Paul Goble
Staunton, Dec. 25 – There are four basic kinds of authoritarianism – monarchies, military rule, party rule, and personalist dictatorships – Grigory Golosov says; and Putin’s regime falls into the last category, a tragedy for Russia because such regimes almost inevitably “sooner or later begin to make fatal mistakes.”
That is because, the political scientist at St. Petersburg’s European University says, the leader is increasingly cut off from good information and can act without the constraints that either multiple centers or power or accepted rules of the game the other three kinds of authoritarianism feature (novayagazeta.eu/articles/2022/12/25/nikto-ne-skazal-net).
An important distinctive feature of Putin’s personalist dictatorship, Golosov says, is that it had its origin in “the imperfect electoral democracy of the 1990s. Typically, such types of regime have a different trajectory and appear as the result of the degradation of other kinds of authoritarian regimes.”
While personalist dictatorships strive to eliminate all multiple centers of power and all rules, Putin’s began at a time when there were competitive centers of power in the form of the oligarchs and elections. He sidelined the former and he showed he could win the latter, something that led many to believe that he always could and thus deserved support.
During Putin’s first two terms, there was a level of “informal institutionalization” that acted as a constraint; but after he returned to the presidency following the Medvedev interregnum, Putin moved quickly and consistently to destroy or at least divide all alternative centers of power and to reduce elections to a complete fiction.
As a result, Golosov says, Putin’s rule was “transformed into a purely personalist dictatorship;” and the mistakes that have followed, in particular the disastrous invasion of Ukraine and the break with the West, are the result of that and the unique way in which he achieved his personalist dictatorship.
In the coming years, there are compelling reasons to think that the country won’t become either a monarchy or a party regime and that a military rule is extremely unlikely. That is unfortunate because military rule is the kind of authoritarianism that most easily opens the way for democratization.
“Of all authoritarian regimes,” the political scientist says, “military regimes more often than others can evolve toward democracy. Not because the military are democrats but because its members cannot establish a stable power, constantly fight with one another, and at a certain pont decide that it would be better to hand over power to civilian politicians.”
According to Golosov, “democracy is a mechanism which allows that to happen,” especially if the successor democrats are careful to amnesty the military rulers they have replaced. Democratization, of course, doesn’t happen because of demands for it from the population: “ideologically motivated democratization is quite rare.”
Those facts make Russia’s near-term prospects bleak indeed. The masses don’t want democracy, and neither do the elites.

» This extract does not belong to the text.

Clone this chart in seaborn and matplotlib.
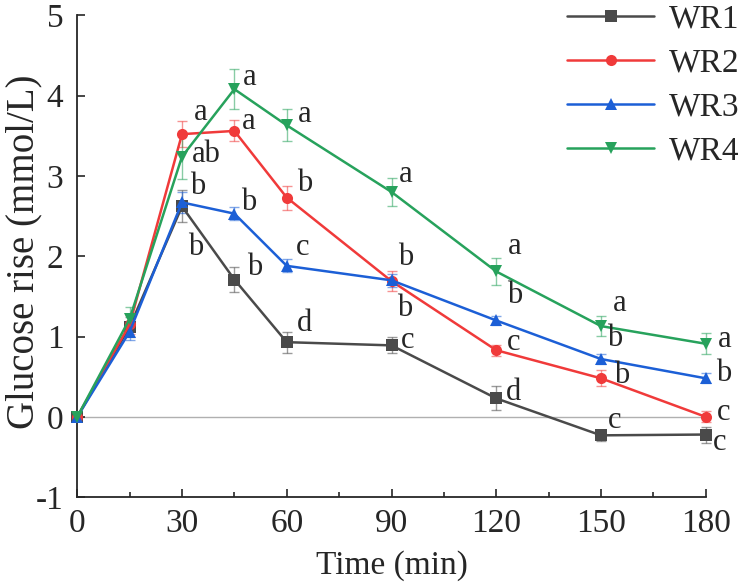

Instead, many in the elites still think Putin may manage to escape his current problems and that his having forced Western firms to leave Russia will offer them opportunities for enrichment.
Consequently,
Putin is likely to be able to hold on for some time; but he is also likely to
make ever more “gargantuan” mistakes, the kind of mistakes that will cost his
country even more dearly than the ones he has already made. The question really is which one of those will prove fatal.